# Swedish Championship 2013



## Gunnar (May 30, 2013)

Hi!

Registration has opened for this years swedish championship. It's open for people of all nationalities but of course only swedish citizens can become the swedish champion. 

This year the championship will be held in Gothenburg, and it takes place at September 14-15th. We will have all official events. Only exception is that FMC can't be combined with bigBLD since they will run simultaneously.

Participation fee will be 100SEK, which includes a competition T-shirt.

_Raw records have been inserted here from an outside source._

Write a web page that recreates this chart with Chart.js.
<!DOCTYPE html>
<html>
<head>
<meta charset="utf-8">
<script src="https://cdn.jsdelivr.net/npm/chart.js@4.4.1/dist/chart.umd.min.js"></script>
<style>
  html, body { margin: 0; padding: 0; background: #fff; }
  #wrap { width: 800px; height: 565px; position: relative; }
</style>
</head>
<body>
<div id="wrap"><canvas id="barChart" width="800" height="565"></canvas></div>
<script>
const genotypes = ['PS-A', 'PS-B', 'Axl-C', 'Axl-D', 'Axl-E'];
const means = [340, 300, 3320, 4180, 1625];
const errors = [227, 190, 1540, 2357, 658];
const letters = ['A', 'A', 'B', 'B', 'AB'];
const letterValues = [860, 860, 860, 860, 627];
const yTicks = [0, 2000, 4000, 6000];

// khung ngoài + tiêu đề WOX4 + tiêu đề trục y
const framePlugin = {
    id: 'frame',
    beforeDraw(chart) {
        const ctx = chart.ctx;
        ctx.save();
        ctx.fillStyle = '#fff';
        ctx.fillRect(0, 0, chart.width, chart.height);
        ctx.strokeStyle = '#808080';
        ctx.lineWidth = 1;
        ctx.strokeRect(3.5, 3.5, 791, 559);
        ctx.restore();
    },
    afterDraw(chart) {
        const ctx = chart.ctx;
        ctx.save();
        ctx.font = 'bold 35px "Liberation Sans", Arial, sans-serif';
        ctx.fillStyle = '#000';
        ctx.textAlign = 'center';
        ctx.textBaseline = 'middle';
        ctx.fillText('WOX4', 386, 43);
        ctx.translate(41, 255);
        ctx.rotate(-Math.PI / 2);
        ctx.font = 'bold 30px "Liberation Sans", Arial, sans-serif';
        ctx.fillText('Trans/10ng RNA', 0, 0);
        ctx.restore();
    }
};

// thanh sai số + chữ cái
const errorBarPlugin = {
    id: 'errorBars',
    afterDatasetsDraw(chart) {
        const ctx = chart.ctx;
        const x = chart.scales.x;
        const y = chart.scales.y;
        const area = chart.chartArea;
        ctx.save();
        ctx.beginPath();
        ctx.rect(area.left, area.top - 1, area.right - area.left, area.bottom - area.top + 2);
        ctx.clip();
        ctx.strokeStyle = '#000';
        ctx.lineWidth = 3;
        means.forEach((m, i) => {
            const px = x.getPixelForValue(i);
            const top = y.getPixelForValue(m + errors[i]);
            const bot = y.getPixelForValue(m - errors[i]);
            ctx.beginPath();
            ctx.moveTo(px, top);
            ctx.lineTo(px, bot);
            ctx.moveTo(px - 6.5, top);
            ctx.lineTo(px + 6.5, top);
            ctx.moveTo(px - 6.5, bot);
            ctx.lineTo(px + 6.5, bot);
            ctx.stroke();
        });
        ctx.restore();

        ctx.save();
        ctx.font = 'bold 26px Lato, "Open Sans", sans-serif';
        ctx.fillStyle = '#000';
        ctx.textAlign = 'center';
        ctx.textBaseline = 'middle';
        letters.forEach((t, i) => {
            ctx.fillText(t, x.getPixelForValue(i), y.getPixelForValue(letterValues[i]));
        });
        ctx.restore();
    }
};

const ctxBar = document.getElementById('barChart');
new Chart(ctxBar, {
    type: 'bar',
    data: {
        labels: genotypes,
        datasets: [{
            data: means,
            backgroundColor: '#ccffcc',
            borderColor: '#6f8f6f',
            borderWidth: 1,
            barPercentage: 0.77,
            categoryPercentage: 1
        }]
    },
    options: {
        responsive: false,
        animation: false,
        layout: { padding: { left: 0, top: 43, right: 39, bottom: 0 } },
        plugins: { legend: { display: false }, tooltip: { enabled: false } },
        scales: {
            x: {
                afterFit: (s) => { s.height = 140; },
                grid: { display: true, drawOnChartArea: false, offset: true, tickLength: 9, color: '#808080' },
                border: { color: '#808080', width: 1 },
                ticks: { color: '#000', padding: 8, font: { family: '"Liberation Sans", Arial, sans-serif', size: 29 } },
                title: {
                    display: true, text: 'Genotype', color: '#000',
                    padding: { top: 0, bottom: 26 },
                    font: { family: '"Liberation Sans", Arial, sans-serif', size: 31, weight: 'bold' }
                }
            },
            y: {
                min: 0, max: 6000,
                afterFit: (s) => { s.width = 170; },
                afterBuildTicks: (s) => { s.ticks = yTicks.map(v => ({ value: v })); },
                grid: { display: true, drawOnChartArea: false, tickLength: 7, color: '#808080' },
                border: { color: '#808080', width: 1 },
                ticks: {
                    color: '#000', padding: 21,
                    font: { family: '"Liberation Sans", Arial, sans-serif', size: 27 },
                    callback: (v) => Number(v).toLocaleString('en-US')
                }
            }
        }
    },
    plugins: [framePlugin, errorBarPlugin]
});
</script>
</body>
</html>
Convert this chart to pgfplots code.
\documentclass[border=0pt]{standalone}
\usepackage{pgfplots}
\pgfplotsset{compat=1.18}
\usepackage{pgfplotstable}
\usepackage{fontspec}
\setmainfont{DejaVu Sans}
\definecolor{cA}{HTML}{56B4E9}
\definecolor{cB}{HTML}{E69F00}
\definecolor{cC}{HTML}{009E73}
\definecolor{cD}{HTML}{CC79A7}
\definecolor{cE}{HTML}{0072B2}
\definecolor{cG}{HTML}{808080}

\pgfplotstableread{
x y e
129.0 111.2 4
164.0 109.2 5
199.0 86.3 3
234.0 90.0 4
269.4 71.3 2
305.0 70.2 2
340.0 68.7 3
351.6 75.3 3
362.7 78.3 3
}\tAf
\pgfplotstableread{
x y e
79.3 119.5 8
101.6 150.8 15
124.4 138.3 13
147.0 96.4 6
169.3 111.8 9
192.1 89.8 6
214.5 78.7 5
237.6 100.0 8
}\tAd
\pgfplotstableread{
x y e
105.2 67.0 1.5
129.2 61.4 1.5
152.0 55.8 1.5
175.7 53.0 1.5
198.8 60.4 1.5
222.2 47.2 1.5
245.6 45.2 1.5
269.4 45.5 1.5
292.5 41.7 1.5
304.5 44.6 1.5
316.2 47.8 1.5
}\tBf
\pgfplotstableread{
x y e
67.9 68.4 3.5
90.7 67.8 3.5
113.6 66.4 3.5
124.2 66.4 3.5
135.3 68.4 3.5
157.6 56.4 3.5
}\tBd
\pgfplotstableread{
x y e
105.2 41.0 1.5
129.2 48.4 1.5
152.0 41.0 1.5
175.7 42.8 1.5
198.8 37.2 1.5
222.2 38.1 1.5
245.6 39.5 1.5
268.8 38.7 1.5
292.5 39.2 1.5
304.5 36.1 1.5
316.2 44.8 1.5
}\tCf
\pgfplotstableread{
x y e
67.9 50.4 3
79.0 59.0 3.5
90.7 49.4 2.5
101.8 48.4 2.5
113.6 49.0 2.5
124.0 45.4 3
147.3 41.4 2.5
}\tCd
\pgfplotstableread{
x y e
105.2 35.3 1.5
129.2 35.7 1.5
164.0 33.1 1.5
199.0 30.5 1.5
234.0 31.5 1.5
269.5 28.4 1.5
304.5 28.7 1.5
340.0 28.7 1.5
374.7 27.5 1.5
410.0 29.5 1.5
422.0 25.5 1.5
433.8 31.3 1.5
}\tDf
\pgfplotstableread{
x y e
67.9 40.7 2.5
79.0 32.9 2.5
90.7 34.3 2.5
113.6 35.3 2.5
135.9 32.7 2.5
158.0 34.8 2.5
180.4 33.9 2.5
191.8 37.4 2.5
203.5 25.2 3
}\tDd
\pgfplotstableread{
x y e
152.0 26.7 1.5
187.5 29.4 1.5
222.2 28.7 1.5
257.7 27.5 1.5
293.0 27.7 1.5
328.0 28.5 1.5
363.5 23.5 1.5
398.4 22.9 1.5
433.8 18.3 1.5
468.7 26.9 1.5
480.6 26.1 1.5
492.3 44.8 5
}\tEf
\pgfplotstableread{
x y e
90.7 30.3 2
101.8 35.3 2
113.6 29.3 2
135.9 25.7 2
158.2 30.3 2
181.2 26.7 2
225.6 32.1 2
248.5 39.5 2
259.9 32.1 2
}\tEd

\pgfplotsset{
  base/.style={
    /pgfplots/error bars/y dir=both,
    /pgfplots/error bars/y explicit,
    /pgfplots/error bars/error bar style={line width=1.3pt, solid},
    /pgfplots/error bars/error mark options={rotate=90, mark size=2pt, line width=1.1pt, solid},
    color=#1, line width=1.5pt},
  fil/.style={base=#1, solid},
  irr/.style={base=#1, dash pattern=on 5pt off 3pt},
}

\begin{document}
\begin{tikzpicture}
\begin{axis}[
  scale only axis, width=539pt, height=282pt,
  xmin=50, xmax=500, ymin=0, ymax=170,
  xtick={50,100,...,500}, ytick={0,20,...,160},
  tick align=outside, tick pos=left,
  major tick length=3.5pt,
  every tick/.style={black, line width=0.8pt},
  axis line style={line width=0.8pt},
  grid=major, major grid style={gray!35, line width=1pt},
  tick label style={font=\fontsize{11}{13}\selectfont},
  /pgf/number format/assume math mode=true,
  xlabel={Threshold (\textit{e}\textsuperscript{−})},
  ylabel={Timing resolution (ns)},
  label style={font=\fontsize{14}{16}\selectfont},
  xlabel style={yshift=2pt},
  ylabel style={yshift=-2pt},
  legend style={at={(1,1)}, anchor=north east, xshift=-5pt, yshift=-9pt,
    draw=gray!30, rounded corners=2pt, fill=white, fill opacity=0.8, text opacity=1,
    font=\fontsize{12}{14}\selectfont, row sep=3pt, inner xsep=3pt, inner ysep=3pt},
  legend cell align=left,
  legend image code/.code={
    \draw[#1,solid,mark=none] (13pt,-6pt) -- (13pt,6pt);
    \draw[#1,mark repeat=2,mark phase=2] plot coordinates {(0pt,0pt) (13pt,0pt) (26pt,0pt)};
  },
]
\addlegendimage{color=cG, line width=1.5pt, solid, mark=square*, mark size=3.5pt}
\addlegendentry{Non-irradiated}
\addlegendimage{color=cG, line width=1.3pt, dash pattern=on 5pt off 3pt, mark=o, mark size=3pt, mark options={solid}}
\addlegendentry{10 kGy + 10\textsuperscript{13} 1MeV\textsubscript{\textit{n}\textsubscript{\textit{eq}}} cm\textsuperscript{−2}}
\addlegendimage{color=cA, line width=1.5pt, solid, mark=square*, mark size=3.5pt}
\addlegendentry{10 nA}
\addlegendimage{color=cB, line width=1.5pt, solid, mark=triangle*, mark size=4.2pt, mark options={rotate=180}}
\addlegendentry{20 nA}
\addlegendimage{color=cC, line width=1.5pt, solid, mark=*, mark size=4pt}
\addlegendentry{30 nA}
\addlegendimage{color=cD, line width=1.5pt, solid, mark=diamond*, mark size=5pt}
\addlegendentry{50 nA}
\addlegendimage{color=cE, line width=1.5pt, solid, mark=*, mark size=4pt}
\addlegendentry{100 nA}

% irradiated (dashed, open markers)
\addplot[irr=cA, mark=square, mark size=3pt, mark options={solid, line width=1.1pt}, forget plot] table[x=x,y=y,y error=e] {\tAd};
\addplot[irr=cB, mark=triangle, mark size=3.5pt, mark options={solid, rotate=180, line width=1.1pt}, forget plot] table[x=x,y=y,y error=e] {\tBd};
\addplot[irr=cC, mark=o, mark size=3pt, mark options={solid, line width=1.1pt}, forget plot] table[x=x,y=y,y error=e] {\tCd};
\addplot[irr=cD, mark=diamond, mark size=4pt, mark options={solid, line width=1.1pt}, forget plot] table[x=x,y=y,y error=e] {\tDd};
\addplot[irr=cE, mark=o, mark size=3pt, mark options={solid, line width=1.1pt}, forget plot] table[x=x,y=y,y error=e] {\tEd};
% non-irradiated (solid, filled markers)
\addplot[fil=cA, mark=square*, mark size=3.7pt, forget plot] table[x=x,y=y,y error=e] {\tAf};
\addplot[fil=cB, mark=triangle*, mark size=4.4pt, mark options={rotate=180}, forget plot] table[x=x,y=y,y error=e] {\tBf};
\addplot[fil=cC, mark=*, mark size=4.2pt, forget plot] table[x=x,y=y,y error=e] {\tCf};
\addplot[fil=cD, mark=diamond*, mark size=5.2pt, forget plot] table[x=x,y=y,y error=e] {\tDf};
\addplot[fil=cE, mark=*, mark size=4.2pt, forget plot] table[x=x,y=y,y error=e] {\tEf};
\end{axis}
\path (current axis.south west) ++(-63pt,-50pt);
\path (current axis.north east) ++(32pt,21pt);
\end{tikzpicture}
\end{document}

Swedish citizens have to pay on advance, but this is not neccesary for foreigners since it's a bit more complicated for them.

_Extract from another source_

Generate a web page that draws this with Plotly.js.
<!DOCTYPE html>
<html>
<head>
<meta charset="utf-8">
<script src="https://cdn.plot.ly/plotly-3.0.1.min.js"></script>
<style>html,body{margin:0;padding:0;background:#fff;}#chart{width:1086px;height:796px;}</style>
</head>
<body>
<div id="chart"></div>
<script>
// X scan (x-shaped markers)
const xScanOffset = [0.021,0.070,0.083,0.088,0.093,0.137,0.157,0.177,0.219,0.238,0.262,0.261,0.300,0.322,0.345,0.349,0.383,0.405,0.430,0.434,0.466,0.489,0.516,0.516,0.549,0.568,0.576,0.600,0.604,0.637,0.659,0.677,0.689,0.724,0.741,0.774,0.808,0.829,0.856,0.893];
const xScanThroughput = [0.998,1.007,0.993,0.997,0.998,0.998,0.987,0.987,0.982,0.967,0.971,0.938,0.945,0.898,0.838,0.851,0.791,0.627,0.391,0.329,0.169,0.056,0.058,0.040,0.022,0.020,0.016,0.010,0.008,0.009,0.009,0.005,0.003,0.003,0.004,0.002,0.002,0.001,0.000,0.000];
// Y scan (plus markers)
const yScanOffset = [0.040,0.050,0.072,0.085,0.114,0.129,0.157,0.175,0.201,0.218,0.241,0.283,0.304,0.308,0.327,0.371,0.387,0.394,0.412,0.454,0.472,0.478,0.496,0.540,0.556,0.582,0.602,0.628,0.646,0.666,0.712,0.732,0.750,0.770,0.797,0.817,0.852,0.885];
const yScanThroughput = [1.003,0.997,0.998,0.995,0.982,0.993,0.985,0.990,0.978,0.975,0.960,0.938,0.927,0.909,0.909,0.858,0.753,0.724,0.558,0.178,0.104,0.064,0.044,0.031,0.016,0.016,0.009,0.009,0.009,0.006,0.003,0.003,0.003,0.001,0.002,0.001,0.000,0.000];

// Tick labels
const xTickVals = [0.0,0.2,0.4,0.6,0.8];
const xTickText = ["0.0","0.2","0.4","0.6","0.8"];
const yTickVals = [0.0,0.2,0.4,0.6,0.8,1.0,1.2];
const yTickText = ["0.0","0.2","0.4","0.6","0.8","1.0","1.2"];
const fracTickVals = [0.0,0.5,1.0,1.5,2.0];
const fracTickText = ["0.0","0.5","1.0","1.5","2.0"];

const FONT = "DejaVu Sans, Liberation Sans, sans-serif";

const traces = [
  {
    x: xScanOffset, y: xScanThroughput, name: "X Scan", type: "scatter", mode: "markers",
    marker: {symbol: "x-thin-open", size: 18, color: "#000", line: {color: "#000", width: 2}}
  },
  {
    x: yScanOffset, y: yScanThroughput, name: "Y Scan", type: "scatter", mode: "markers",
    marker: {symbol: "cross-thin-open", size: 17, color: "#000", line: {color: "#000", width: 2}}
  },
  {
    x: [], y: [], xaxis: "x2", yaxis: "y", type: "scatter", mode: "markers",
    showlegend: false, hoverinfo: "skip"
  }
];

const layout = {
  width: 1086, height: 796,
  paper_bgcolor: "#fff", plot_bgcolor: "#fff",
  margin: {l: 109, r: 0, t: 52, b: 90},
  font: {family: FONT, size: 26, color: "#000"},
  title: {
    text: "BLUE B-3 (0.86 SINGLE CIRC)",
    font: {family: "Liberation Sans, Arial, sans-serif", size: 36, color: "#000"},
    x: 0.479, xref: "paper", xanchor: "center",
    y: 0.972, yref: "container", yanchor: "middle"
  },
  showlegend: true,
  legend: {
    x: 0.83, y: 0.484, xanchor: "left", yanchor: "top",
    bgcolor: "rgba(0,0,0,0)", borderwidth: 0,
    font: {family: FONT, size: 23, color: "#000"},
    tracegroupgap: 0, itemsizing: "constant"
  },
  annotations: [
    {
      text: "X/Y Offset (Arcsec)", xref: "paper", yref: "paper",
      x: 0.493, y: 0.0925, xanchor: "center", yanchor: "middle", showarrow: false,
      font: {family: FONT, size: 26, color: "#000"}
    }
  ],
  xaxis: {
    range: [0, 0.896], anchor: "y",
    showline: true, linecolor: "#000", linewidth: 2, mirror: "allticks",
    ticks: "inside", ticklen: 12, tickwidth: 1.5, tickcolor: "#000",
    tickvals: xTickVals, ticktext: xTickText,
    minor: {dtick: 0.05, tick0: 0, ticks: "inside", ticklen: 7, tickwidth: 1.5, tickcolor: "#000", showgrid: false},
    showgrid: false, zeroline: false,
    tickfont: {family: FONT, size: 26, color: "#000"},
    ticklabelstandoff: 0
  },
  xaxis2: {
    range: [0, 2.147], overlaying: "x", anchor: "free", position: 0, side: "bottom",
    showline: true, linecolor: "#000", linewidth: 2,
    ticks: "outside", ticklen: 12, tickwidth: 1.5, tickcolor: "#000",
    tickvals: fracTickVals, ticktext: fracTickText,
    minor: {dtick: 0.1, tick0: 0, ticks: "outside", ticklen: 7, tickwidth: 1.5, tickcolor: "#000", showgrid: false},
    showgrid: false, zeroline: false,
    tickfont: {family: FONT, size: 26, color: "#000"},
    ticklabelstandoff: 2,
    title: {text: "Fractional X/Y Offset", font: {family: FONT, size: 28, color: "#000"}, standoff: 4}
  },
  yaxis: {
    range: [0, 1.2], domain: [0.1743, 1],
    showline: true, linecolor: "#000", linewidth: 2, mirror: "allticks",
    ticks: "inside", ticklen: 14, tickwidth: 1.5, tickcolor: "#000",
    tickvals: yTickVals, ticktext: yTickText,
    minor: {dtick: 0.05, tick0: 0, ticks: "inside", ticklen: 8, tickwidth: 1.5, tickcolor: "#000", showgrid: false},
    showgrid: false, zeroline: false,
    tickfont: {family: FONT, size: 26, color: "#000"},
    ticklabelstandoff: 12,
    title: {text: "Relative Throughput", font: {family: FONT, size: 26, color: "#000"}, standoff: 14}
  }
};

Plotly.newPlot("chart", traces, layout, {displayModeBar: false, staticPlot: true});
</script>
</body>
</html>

Registration can be done here: http://www.worldcubeassociation.org/results/c.php?i=SwedishChampionship2013

/Gunnar Krig


----------



## roller (May 30, 2013)

Registered! Was planning a trip to Sweden for my 20th birthday in September, that just made it so much better!


----------



## TP (May 30, 2013)

Woho, I will definitely be going.


----------



## Username (May 30, 2013)

I wish I could come...


----------



## Lid (May 30, 2013)

ABC


----------



## Gunnar (Sep 12, 2013)

Thanks to cubecomps you will be able to see live results from the competition here: http://cubecomps.com/live.php?cid=263


----------



## Johan444 (Sep 13, 2013)

I'm going to ask random people tomorrow to borrow me a good competition compatible cube. Be prepared. Hide!


----------



## MatsBergsten (Sep 13, 2013)

Gunnar said:


> Thanks to cubecomps you will be able to see live results from the competition here: http://cubecomps.com/live.php?cid=263



Wow, that is at least something. I wish I was there


----------



## AndersB (Sep 13, 2013)

Johan444 said:


> I'm going to ask random people tomorrow to borrow me a good competition compatible cube. Be prepared. Hide!



You can borrow my Huanying or something if you ask me!


----------



## Ollie (Sep 13, 2013)

Joey for 4BLD success!


----------



## Coolster01 (Sep 15, 2013)

Louis NAR feet single wut...


----------



## antoineccantin (Sep 15, 2013)

Coolster01 said:


> Louis NAR feet single wut...



dat 44 mo3...


----------